▶ REQUIREMENTS: Your task is to print exactly the lines from the line that contains "Recreate this image" through the line that contains "SEP = NB * 3", with pictures left out.

▶ SUPPLIED ENTRIES:
----------------

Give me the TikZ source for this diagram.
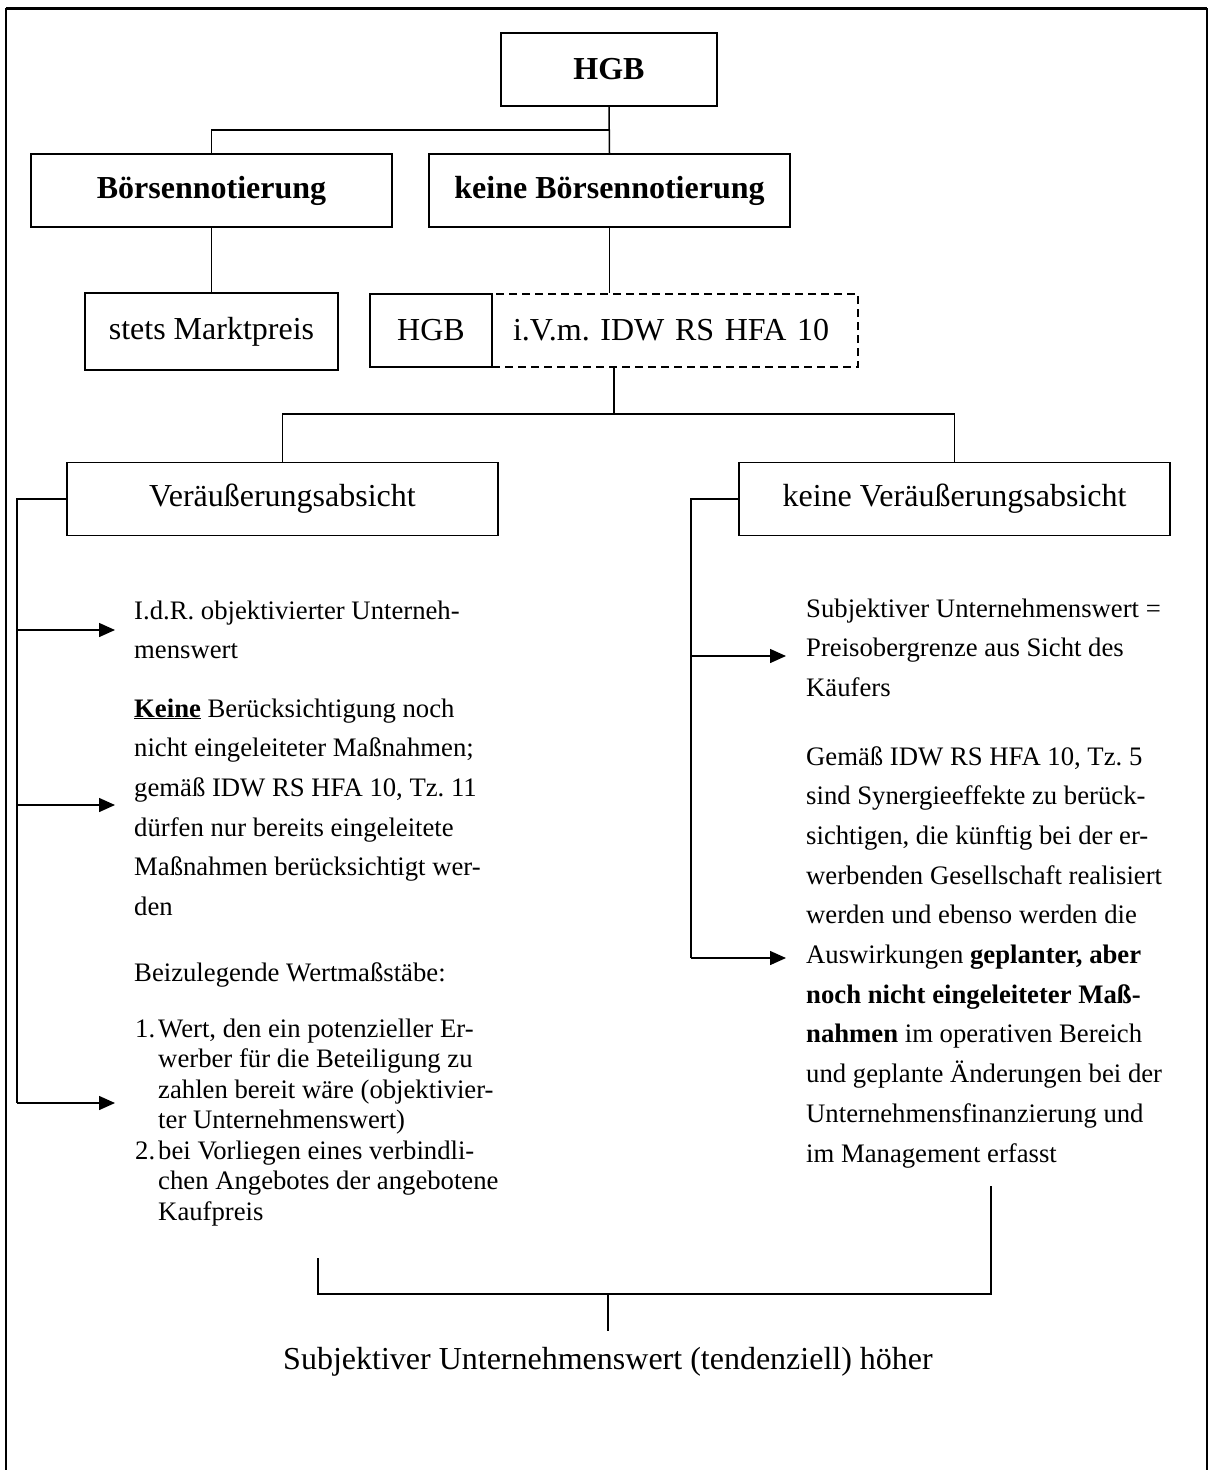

----------------

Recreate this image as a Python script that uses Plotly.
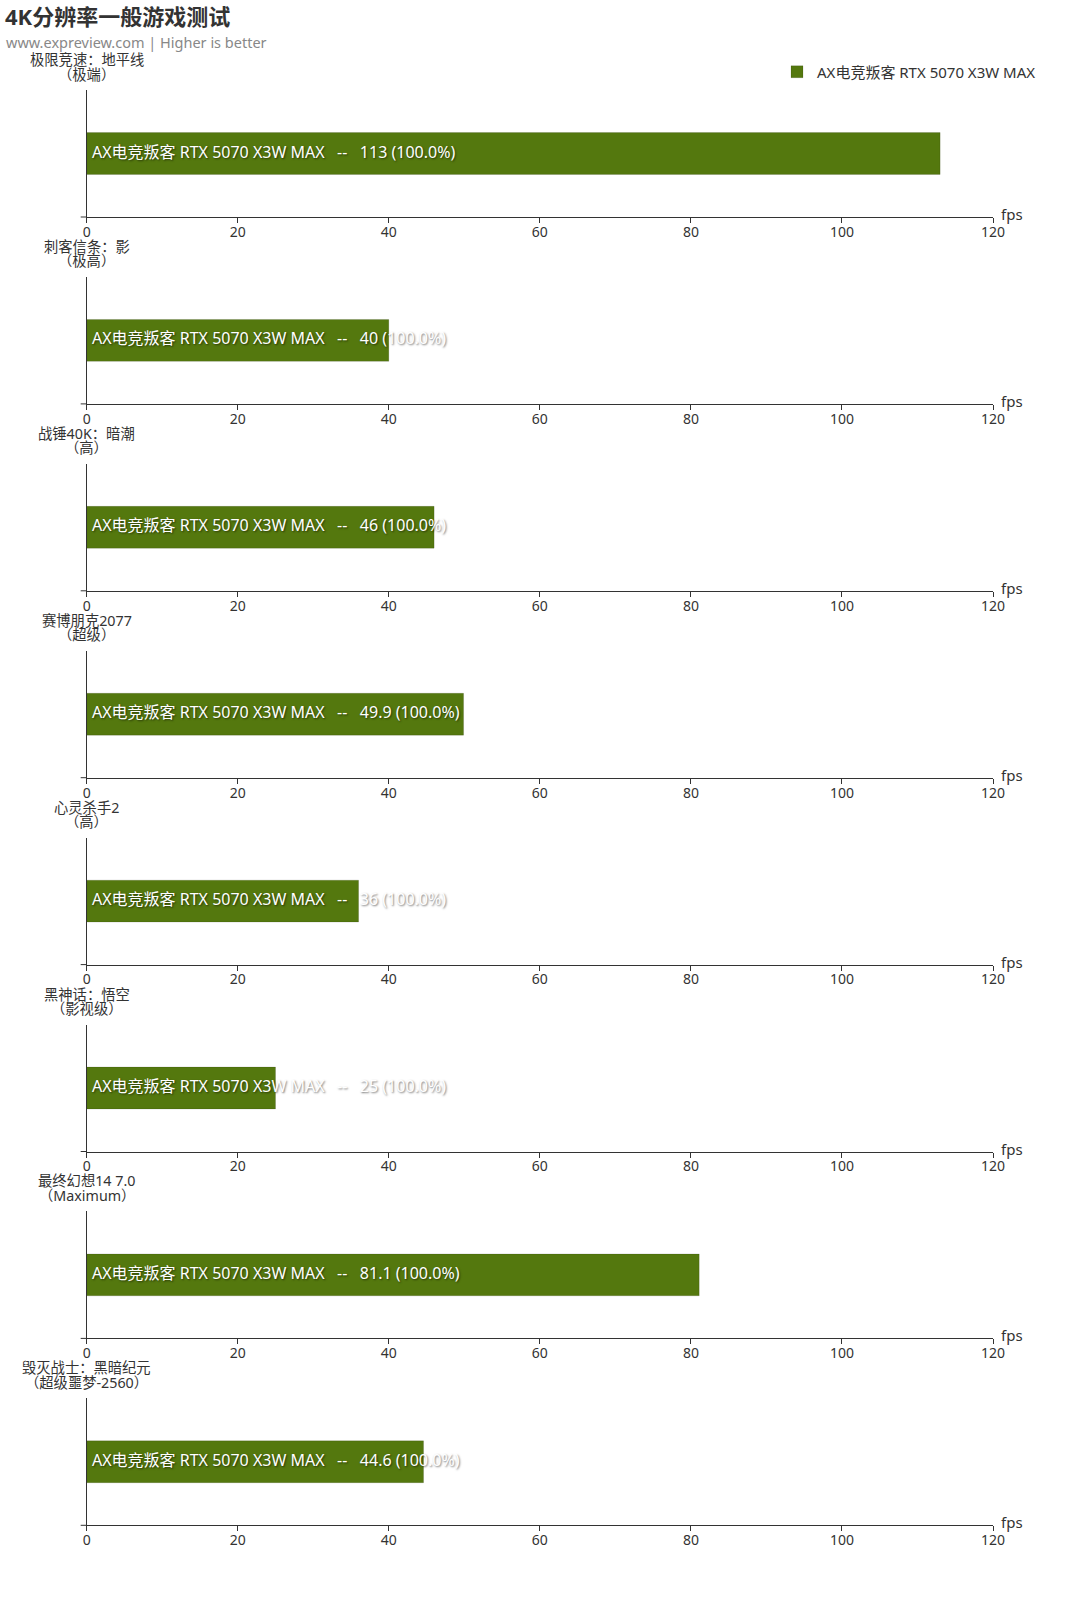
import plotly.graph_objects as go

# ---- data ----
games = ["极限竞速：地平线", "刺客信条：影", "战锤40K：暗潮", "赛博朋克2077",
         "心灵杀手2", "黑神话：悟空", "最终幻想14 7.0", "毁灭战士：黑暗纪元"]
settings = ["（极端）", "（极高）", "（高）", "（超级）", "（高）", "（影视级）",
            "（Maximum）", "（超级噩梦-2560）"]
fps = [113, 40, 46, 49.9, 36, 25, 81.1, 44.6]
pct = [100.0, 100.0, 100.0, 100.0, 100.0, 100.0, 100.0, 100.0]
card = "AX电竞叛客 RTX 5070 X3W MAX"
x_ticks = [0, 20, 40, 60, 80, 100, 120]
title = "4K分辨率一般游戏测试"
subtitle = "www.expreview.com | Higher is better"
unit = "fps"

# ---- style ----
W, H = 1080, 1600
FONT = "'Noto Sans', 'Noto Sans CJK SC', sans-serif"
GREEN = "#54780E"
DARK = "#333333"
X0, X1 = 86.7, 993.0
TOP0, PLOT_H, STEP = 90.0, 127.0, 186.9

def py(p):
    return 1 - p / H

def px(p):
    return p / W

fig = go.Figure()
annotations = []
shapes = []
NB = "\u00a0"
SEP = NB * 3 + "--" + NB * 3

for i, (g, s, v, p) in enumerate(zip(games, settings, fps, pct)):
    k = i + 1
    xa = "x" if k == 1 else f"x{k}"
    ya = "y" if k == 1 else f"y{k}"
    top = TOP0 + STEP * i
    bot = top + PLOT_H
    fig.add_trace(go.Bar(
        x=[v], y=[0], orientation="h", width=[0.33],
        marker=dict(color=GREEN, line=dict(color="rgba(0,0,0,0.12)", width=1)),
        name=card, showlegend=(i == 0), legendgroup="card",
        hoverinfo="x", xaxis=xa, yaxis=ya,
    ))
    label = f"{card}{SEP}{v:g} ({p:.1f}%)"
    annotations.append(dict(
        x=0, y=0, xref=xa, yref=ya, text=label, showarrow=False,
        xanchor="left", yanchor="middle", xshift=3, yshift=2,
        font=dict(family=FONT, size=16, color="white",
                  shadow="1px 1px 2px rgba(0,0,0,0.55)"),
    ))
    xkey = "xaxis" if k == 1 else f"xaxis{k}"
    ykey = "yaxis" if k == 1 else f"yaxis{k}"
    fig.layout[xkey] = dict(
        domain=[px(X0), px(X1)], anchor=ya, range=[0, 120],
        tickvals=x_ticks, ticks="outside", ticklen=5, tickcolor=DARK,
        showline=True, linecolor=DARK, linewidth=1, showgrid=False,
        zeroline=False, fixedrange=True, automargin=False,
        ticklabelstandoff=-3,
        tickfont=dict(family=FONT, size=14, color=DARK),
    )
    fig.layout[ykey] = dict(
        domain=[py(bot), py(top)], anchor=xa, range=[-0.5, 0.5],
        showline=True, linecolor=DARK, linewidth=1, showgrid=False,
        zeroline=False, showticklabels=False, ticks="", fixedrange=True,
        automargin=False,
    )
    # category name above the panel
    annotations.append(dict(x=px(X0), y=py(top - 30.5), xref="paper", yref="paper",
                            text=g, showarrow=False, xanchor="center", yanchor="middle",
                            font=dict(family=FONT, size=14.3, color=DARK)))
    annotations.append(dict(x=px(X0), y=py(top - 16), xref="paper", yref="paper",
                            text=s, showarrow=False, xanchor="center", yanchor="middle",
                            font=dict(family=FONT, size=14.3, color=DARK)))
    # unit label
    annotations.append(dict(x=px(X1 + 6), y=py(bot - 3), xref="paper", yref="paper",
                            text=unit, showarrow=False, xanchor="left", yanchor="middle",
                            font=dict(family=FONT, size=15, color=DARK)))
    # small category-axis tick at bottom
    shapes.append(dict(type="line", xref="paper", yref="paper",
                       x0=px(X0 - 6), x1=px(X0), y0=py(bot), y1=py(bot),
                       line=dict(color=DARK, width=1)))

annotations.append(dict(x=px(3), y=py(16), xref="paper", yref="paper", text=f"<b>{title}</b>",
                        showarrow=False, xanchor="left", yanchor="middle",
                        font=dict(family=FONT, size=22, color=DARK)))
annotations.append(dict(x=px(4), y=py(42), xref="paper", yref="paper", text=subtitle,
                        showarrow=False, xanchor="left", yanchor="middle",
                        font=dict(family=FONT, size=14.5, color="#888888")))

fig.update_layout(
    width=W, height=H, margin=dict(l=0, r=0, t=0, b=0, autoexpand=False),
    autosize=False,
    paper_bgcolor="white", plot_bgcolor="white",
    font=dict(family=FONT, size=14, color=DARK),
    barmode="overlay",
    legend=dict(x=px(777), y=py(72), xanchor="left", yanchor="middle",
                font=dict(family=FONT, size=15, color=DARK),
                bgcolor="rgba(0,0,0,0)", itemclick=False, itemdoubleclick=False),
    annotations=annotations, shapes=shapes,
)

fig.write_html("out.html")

----------------

▶ ANSWER TO THE PROBLEM:
Recreate this image as a Python script that uses Plotly.
import plotly.graph_objects as go

# ---- data ----
games = ["极限竞速：地平线", "刺客信条：影", "战锤40K：暗潮", "赛博朋克2077",
         "心灵杀手2", "黑神话：悟空", "最终幻想14 7.0", "毁灭战士：黑暗纪元"]
settings = ["（极端）", "（极高）", "（高）", "（超级）", "（高）", "（影视级）",
            "（Maximum）", "（超级噩梦-2560）"]
fps = [113, 40, 46, 49.9, 36, 25, 81.1, 44.6]
pct = [100.0, 100.0, 100.0, 100.0, 100.0, 100.0, 100.0, 100.0]
card = "AX电竞叛客 RTX 5070 X3W MAX"
x_ticks = [0, 20, 40, 60, 80, 100, 120]
title = "4K分辨率一般游戏测试"
subtitle = "www.expreview.com | Higher is better"
unit = "fps"

# ---- style ----
W, H = 1080, 1600
FONT = "'Noto Sans', 'Noto Sans CJK SC', sans-serif"
GREEN = "#54780E"
DARK = "#333333"
X0, X1 = 86.7, 993.0
TOP0, PLOT_H, STEP = 90.0, 127.0, 186.9

def py(p):
    return 1 - p / H

def px(p):
    return p / W

fig = go.Figure()
annotations = []
shapes = []
NB = "\u00a0"
SEP = NB * 3 + "--" + NB * 3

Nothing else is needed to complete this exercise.